Problem to solve —
Begin with the first line of the material and write out each line exactly, ending with the line that contains "import plotly.graph_objects as go". Pictures are not part of the copy.

Information provided —
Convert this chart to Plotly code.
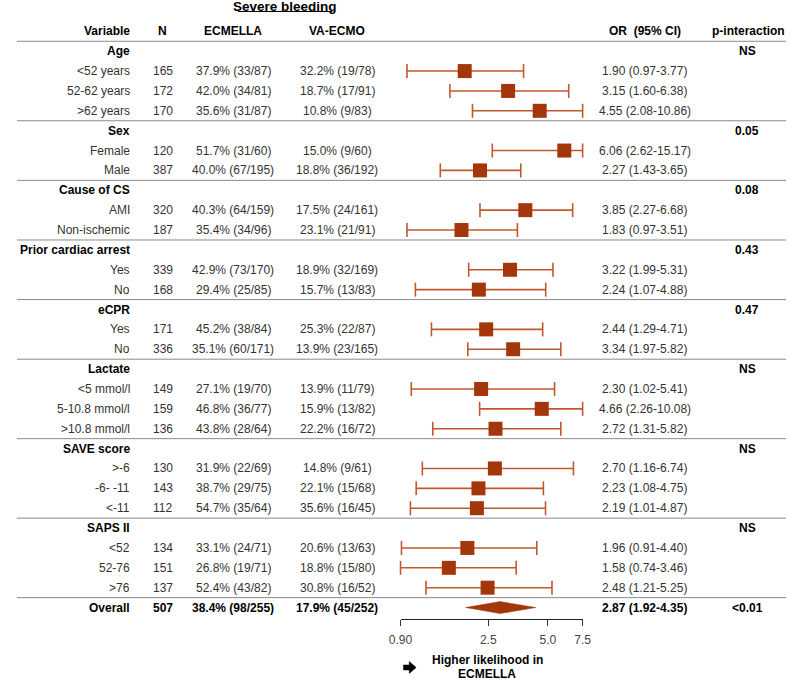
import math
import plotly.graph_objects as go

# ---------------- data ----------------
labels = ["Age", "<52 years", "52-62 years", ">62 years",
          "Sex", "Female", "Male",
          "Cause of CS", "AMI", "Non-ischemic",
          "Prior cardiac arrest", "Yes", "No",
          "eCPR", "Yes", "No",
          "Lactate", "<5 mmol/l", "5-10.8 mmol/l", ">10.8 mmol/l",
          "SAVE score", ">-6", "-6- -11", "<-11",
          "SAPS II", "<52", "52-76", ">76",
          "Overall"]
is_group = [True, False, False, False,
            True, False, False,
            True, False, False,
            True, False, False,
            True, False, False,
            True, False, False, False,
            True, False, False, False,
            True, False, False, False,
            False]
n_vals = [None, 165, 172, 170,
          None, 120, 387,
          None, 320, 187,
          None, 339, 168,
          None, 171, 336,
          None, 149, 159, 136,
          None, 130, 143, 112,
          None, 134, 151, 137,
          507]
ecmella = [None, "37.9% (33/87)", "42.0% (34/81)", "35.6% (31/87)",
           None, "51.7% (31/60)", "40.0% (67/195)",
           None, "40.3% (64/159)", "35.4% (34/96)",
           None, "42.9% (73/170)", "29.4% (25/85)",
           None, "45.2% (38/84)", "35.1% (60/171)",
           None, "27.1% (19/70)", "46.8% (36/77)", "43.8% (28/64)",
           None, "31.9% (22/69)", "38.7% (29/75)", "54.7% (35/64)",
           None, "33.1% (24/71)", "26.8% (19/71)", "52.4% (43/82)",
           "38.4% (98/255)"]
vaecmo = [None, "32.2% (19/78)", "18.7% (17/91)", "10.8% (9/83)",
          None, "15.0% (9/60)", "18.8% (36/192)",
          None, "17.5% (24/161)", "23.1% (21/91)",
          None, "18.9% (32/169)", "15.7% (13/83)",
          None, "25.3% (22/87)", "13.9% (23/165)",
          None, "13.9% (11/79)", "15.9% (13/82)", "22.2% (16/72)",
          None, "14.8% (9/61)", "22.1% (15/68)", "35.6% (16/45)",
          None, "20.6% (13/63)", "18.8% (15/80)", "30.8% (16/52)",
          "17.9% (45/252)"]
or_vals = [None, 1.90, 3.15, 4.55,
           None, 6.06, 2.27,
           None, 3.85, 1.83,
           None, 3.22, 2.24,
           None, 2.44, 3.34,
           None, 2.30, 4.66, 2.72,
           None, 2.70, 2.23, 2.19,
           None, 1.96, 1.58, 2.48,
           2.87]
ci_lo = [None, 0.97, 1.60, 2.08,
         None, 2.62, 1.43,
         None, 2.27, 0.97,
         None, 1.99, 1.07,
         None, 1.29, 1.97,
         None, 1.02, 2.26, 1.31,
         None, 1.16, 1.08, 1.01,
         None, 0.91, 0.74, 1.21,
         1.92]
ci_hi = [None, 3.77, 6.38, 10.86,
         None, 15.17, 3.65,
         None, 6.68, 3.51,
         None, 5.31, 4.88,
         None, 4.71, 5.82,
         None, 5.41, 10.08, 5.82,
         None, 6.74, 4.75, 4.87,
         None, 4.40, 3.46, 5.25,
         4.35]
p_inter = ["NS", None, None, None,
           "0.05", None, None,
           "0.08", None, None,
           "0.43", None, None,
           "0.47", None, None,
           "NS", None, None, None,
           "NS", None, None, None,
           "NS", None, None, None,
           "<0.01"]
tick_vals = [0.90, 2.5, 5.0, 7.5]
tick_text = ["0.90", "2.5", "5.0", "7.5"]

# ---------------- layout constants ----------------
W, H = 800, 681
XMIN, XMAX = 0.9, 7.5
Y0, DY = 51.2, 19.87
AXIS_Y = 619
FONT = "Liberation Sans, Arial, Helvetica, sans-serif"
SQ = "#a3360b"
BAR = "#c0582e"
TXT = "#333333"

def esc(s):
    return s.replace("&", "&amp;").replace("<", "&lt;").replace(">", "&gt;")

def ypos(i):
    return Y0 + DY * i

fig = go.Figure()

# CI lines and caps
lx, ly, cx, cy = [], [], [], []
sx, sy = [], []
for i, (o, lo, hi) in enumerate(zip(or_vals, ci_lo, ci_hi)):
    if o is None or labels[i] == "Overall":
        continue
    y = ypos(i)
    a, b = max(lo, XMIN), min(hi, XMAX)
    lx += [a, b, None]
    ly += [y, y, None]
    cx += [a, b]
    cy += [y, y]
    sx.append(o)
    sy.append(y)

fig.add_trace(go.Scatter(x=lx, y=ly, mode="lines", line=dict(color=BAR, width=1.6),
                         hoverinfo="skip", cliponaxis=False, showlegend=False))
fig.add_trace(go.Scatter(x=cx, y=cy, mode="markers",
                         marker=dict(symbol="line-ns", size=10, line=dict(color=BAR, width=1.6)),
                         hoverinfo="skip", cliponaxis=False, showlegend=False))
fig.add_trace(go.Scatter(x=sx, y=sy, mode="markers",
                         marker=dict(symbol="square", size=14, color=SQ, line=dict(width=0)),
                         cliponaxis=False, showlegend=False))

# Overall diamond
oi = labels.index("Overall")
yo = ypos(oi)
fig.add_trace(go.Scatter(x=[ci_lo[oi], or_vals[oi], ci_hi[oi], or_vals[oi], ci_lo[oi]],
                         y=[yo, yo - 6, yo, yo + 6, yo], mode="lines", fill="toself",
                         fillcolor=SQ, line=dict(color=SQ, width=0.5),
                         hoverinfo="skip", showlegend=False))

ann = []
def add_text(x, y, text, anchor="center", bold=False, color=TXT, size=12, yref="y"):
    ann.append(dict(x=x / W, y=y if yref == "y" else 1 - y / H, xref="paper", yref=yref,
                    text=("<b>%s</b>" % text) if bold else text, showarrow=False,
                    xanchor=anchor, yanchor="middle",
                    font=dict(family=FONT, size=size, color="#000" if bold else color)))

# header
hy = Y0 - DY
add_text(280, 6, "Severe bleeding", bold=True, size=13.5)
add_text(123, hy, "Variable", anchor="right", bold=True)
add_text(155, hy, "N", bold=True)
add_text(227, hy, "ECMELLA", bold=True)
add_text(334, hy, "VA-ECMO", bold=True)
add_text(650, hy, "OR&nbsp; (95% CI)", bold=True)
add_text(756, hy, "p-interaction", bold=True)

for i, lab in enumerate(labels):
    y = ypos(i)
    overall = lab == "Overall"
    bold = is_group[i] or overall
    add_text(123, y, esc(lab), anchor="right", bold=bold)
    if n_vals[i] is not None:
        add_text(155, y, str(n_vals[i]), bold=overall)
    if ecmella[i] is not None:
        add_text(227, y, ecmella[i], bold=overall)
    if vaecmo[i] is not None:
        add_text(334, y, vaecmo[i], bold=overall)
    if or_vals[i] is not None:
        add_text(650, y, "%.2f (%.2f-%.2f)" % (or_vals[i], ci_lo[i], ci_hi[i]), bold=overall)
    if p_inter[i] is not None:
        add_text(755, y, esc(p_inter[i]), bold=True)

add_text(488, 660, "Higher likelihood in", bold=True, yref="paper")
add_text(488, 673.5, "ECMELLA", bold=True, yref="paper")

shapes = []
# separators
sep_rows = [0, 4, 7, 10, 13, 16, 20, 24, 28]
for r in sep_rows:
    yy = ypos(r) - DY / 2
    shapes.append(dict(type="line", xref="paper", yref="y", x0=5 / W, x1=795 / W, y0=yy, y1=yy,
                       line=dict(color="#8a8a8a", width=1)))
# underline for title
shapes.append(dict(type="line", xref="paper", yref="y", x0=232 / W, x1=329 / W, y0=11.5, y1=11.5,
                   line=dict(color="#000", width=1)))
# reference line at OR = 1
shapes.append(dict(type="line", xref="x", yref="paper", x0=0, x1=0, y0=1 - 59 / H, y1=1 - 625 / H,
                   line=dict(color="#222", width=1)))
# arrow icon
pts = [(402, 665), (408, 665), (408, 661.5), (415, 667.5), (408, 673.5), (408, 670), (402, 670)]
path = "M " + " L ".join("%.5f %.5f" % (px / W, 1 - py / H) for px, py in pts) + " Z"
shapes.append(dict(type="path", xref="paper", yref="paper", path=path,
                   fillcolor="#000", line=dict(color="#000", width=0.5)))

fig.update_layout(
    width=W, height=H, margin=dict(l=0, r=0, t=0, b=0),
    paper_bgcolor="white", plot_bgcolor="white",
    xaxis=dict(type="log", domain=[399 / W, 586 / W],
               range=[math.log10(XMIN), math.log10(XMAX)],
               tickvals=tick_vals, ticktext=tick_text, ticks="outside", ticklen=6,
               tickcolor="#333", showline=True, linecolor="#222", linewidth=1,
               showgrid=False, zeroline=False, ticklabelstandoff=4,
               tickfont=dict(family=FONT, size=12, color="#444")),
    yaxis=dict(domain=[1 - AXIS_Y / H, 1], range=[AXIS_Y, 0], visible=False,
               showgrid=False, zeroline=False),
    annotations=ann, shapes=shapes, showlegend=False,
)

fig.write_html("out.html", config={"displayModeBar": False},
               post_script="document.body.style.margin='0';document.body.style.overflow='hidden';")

Written solution —
Convert this chart to Plotly code.
import math
import plotly.graph_objects as go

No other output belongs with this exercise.